John C. Thomas, Alison Lee, and Catalina Danis
jcthomas, alee, firstname.lastname@example.org
IBM T. J. Watson Research Center
Some problems require large teams of relative strangers to work together cooperatively in order to solve the overall problem. Yet, people generally take time to learn to trust one another as well as to learn another's strengths and weaknesses and preferred styles. Plunging a large group of strangers immediately into a complex task often results in non-productive jockeying for position, failure, blaming, finger-pointing, etc. Therefore, insure that the team or community first undertakes a task that is likely to bring some small success before engaging in a complex effort.
A complex undertaking requires the interaction of many people with various backgrounds, skills, and temperaments. Often, whether in an industrial setting or a community building effort, many of these people have not worked together before. The group wants to get started and wants to be successful. Although their diversity is a potential source of strength, at first, there is likely to be natural confusion about how to proceed because people will have different experiences about the best way to organize and proceed.
* Problems are often too complex for all aspects to be addressed simultaneously.
* If a problem is understood, it is logically better to deal with the hardest constraints first.
* The structure of complex problems often becomes more clear as one tries to solve the problem.
* A part of any complex problem solving process requiring more than one person is the interaction and relationship among the people.
* People in a new team need to learn about each other's skills, working styles, and trustworthiness.

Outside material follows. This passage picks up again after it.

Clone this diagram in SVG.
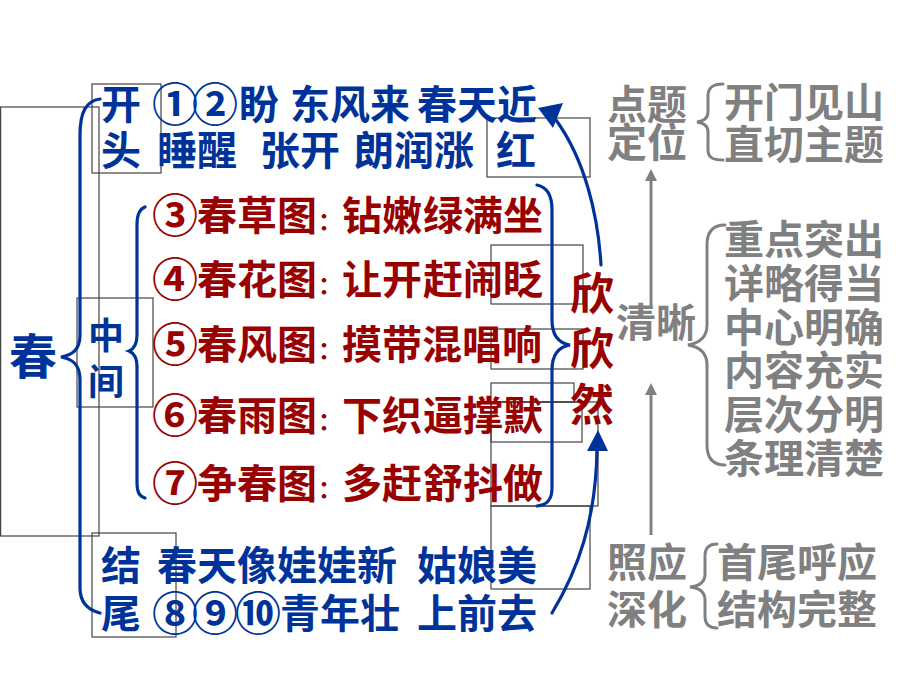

* When people get frustrated because of non-success, they tend to blame each other.
* As people work toward a goal, the goal tends to become viewed as more valuable and therefore people are willing to work harder to reach it.
Therefore, when bringing new teams or organizations together, it is useful to begin with a small success. In this way, people begin to learn about each other and trust each other. People learn more about the nature of the problem domain. This makes tackling more difficult problems later relatively easier.
At the kick-off to a new software development project, rather than having the people be invited to "attend" an event that is "thrown" for them, encourage them to organize a party, cook-out, pot-luck, song-fest, or storytelling event among themselves. In the process of organizing and carrying out this activity, they will learn about each other's styles, learn about the trustworthiness of others, and be encouraged by having a success.
Alternatively, the team might simply work on an aspect of the problem to be solved, provided it is something fairly clear that will result in "success" quickly. For instance, the team might initially work profitably on a short presentation about the project, a poster, or a scenario but not immediately jump into working on a systems design or a requirements document.
As people experience team success, they tend to view the others in the team more positively. Teamwork is often hard under the best of circumstances. In highly complex problems, when people come together from different cultures, backgrounds, or agendas, it often becomes so difficult as to seem impossible. Rather than having people simultaneously attempt to solve a complex problem AND at the same time learn to work together as a team, it is often more effective to separate the otherwise tangled problems.
First, have the people solve a tractable problem where it is clear that they have a common agenda. A successful experience working together to solve that simple problem will help people learn each other's styles, strengths, weaknesses and so on. With this knowledge and trust, they can now move on to try to solve more difficult problems.
The human factors psychologist James Welford was called in as a consultant to deal with what appeared to be a very large age effect. People over 35 were having a tremendous difficulty learning new hand weaves. The difficulty, as Welford discovered, was in two tangled problems. On the one hand, it was hard to see the actual threads and second, it was hard to learn the patterns. What Welford did was introduce a short training segment with very large, quite visible cords. Once people had mastered that, they were transferred to the much smaller production size. This eliminated the "age effect" and in fact, both older and younger people learned much more effectively and efficiently.
In similar fashion, we argue that trying to solve a complex problem with virtual strangers, especially when there is reason to believe there may be a difference in agendas, is a "tangled problem." Untangling the getting to know people from the complex task will help insure ultimate success.
Some care should be given to the task and setting. The "small successes early" task should allow some degree of give and take, some opportunity for expressive, not just instrumental communication. People should have the opportunity and space for doing something creative, for sharing stories, for physical interaction.